[Rows from a dataset of charts and code]

======

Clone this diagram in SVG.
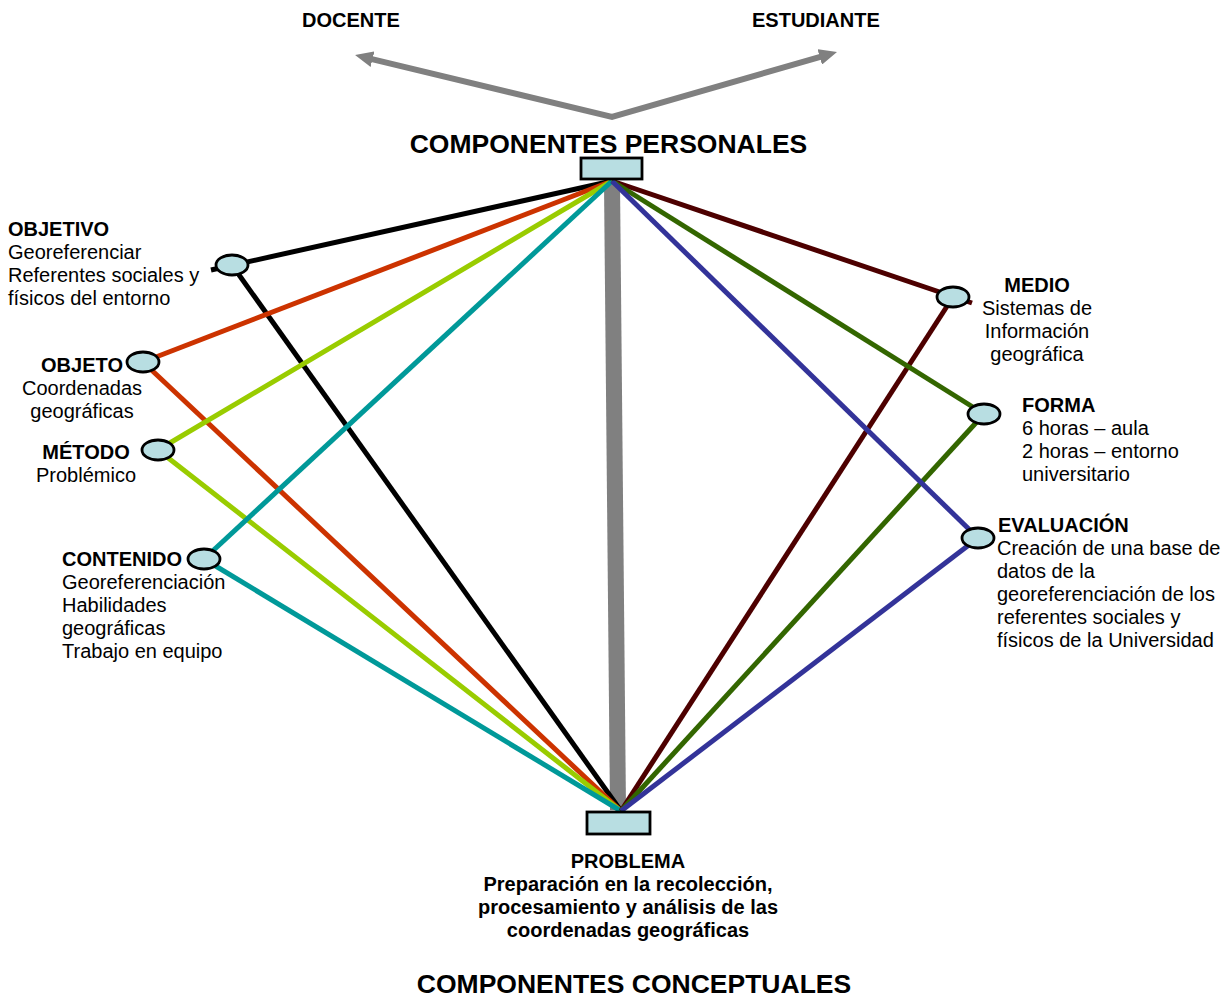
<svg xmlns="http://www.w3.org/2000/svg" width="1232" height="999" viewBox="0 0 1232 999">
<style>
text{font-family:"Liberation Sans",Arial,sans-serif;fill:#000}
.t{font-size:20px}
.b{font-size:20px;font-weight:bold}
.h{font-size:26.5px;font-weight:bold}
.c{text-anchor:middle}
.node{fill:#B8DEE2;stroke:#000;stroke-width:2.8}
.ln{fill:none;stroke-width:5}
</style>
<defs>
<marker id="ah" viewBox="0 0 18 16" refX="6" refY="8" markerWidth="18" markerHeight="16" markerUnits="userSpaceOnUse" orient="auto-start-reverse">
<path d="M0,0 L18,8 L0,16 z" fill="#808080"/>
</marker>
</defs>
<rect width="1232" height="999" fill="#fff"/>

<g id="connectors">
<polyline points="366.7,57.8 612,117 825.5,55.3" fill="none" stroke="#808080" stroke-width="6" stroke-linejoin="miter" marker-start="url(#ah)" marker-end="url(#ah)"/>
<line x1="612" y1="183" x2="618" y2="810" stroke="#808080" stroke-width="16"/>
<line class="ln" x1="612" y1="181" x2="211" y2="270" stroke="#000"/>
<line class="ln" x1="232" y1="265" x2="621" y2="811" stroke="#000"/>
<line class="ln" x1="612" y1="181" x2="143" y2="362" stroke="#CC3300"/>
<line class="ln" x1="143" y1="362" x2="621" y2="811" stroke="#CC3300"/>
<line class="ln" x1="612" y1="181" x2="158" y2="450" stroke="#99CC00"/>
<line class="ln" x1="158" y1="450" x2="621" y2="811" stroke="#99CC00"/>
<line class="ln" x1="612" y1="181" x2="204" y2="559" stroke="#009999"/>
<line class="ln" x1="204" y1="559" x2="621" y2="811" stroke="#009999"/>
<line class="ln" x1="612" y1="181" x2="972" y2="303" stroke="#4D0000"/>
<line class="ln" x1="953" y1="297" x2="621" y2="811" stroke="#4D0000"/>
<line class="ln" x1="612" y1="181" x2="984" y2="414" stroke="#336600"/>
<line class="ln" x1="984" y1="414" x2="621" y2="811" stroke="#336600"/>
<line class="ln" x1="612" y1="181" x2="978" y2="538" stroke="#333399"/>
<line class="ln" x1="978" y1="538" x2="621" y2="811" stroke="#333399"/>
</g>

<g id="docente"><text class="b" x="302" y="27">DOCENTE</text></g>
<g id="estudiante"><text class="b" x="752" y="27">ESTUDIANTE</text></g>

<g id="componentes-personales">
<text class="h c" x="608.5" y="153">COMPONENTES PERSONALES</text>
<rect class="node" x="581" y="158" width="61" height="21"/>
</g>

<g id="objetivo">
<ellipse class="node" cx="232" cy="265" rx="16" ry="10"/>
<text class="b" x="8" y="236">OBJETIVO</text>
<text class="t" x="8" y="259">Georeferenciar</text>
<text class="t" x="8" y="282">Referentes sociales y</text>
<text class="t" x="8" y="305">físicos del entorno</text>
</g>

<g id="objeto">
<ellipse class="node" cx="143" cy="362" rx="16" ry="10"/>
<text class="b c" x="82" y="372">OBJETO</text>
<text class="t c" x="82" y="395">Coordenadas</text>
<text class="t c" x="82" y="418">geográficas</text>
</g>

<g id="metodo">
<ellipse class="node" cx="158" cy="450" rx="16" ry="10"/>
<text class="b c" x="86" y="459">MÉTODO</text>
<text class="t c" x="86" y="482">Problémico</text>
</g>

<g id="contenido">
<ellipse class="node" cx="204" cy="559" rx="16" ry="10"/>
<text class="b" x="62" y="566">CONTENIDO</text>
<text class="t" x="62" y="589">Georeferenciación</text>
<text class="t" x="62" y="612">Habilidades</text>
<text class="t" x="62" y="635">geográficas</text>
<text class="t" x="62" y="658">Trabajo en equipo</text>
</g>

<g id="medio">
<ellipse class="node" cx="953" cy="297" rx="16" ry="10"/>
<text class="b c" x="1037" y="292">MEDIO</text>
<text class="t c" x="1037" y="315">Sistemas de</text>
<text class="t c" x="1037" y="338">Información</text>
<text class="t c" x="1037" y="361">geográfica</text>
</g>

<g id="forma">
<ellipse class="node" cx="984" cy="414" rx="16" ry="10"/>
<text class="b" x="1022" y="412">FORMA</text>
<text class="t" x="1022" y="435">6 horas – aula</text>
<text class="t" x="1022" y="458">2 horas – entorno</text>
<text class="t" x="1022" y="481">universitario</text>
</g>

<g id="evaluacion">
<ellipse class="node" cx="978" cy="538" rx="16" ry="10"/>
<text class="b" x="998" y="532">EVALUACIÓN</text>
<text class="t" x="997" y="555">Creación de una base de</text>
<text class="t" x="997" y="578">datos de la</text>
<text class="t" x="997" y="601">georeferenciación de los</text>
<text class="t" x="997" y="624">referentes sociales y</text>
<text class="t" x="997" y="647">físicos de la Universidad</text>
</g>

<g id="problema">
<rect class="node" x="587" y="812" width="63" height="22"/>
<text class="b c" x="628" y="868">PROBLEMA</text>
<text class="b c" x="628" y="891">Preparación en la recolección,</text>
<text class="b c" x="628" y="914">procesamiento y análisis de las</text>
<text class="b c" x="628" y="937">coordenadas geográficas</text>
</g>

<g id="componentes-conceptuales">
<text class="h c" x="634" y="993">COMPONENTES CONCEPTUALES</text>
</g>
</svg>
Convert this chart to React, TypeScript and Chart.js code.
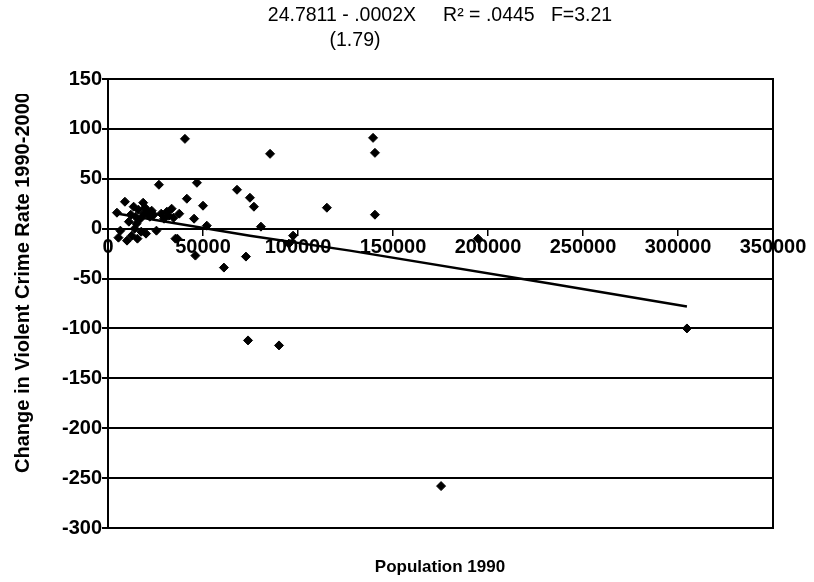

======

- Aim of the task -
Repeat each line of the records above exactly, but do not copy the pictures.

- Full output -
Clone this diagram in SVG.
<svg xmlns="http://www.w3.org/2000/svg" width="1232" height="999" viewBox="0 0 1232 999">
<style>
text{font-family:"Liberation Sans",Arial,sans-serif;fill:#000}
.t{font-size:20px}
.b{font-size:20px;font-weight:bold}
.h{font-size:26.5px;font-weight:bold}
.c{text-anchor:middle}
.node{fill:#B8DEE2;stroke:#000;stroke-width:2.8}
.ln{fill:none;stroke-width:5}
</style>
<defs>
<marker id="ah" viewBox="0 0 18 16" refX="6" refY="8" markerWidth="18" markerHeight="16" markerUnits="userSpaceOnUse" orient="auto-start-reverse">
<path d="M0,0 L18,8 L0,16 z" fill="#808080"/>
</marker>
</defs>
<rect width="1232" height="999" fill="#fff"/>

<g id="connectors">
<polyline points="366.7,57.8 612,117 825.5,55.3" fill="none" stroke="#808080" stroke-width="6" stroke-linejoin="miter" marker-start="url(#ah)" marker-end="url(#ah)"/>
<line x1="612" y1="183" x2="618" y2="810" stroke="#808080" stroke-width="16"/>
<line class="ln" x1="612" y1="181" x2="211" y2="270" stroke="#000"/>
<line class="ln" x1="232" y1="265" x2="621" y2="811" stroke="#000"/>
<line class="ln" x1="612" y1="181" x2="143" y2="362" stroke="#CC3300"/>
<line class="ln" x1="143" y1="362" x2="621" y2="811" stroke="#CC3300"/>
<line class="ln" x1="612" y1="181" x2="158" y2="450" stroke="#99CC00"/>
<line class="ln" x1="158" y1="450" x2="621" y2="811" stroke="#99CC00"/>
<line class="ln" x1="612" y1="181" x2="204" y2="559" stroke="#009999"/>
<line class="ln" x1="204" y1="559" x2="621" y2="811" stroke="#009999"/>
<line class="ln" x1="612" y1="181" x2="972" y2="303" stroke="#4D0000"/>
<line class="ln" x1="953" y1="297" x2="621" y2="811" stroke="#4D0000"/>
<line class="ln" x1="612" y1="181" x2="984" y2="414" stroke="#336600"/>
<line class="ln" x1="984" y1="414" x2="621" y2="811" stroke="#336600"/>
<line class="ln" x1="612" y1="181" x2="978" y2="538" stroke="#333399"/>
<line class="ln" x1="978" y1="538" x2="621" y2="811" stroke="#333399"/>
</g>

<g id="docente"><text class="b" x="302" y="27">DOCENTE</text></g>
<g id="estudiante"><text class="b" x="752" y="27">ESTUDIANTE</text></g>

<g id="componentes-personales">
<text class="h c" x="608.5" y="153">COMPONENTES PERSONALES</text>
<rect class="node" x="581" y="158" width="61" height="21"/>
</g>

<g id="objetivo">
<ellipse class="node" cx="232" cy="265" rx="16" ry="10"/>
<text class="b" x="8" y="236">OBJETIVO</text>
<text class="t" x="8" y="259">Georeferenciar</text>
<text class="t" x="8" y="282">Referentes sociales y</text>
<text class="t" x="8" y="305">físicos del entorno</text>
</g>

<g id="objeto">
<ellipse class="node" cx="143" cy="362" rx="16" ry="10"/>
<text class="b c" x="82" y="372">OBJETO</text>
<text class="t c" x="82" y="395">Coordenadas</text>
<text class="t c" x="82" y="418">geográficas</text>
</g>

<g id="metodo">
<ellipse class="node" cx="158" cy="450" rx="16" ry="10"/>
<text class="b c" x="86" y="459">MÉTODO</text>
<text class="t c" x="86" y="482">Problémico</text>
</g>

<g id="contenido">
<ellipse class="node" cx="204" cy="559" rx="16" ry="10"/>
<text class="b" x="62" y="566">CONTENIDO</text>
<text class="t" x="62" y="589">Georeferenciación</text>
<text class="t" x="62" y="612">Habilidades</text>
<text class="t" x="62" y="635">geográficas</text>
<text class="t" x="62" y="658">Trabajo en equipo</text>
</g>

<g id="medio">
<ellipse class="node" cx="953" cy="297" rx="16" ry="10"/>
<text class="b c" x="1037" y="292">MEDIO</text>
<text class="t c" x="1037" y="315">Sistemas de</text>
<text class="t c" x="1037" y="338">Información</text>
<text class="t c" x="1037" y="361">geográfica</text>
</g>

<g id="forma">
<ellipse class="node" cx="984" cy="414" rx="16" ry="10"/>
<text class="b" x="1022" y="412">FORMA</text>
<text class="t" x="1022" y="435">6 horas – aula</text>
<text class="t" x="1022" y="458">2 horas – entorno</text>
<text class="t" x="1022" y="481">universitario</text>
</g>

<g id="evaluacion">
<ellipse class="node" cx="978" cy="538" rx="16" ry="10"/>
<text class="b" x="998" y="532">EVALUACIÓN</text>
<text class="t" x="997" y="555">Creación de una base de</text>
<text class="t" x="997" y="578">datos de la</text>
<text class="t" x="997" y="601">georeferenciación de los</text>
<text class="t" x="997" y="624">referentes sociales y</text>
<text class="t" x="997" y="647">físicos de la Universidad</text>
</g>

<g id="problema">
<rect class="node" x="587" y="812" width="63" height="22"/>
<text class="b c" x="628" y="868">PROBLEMA</text>
<text class="b c" x="628" y="891">Preparación en la recolección,</text>
<text class="b c" x="628" y="914">procesamiento y análisis de las</text>
<text class="b c" x="628" y="937">coordenadas geográficas</text>
</g>

<g id="componentes-conceptuales">
<text class="h c" x="634" y="993">COMPONENTES CONCEPTUALES</text>
</g>
</svg>
Convert this chart to React, TypeScript and Chart.js code.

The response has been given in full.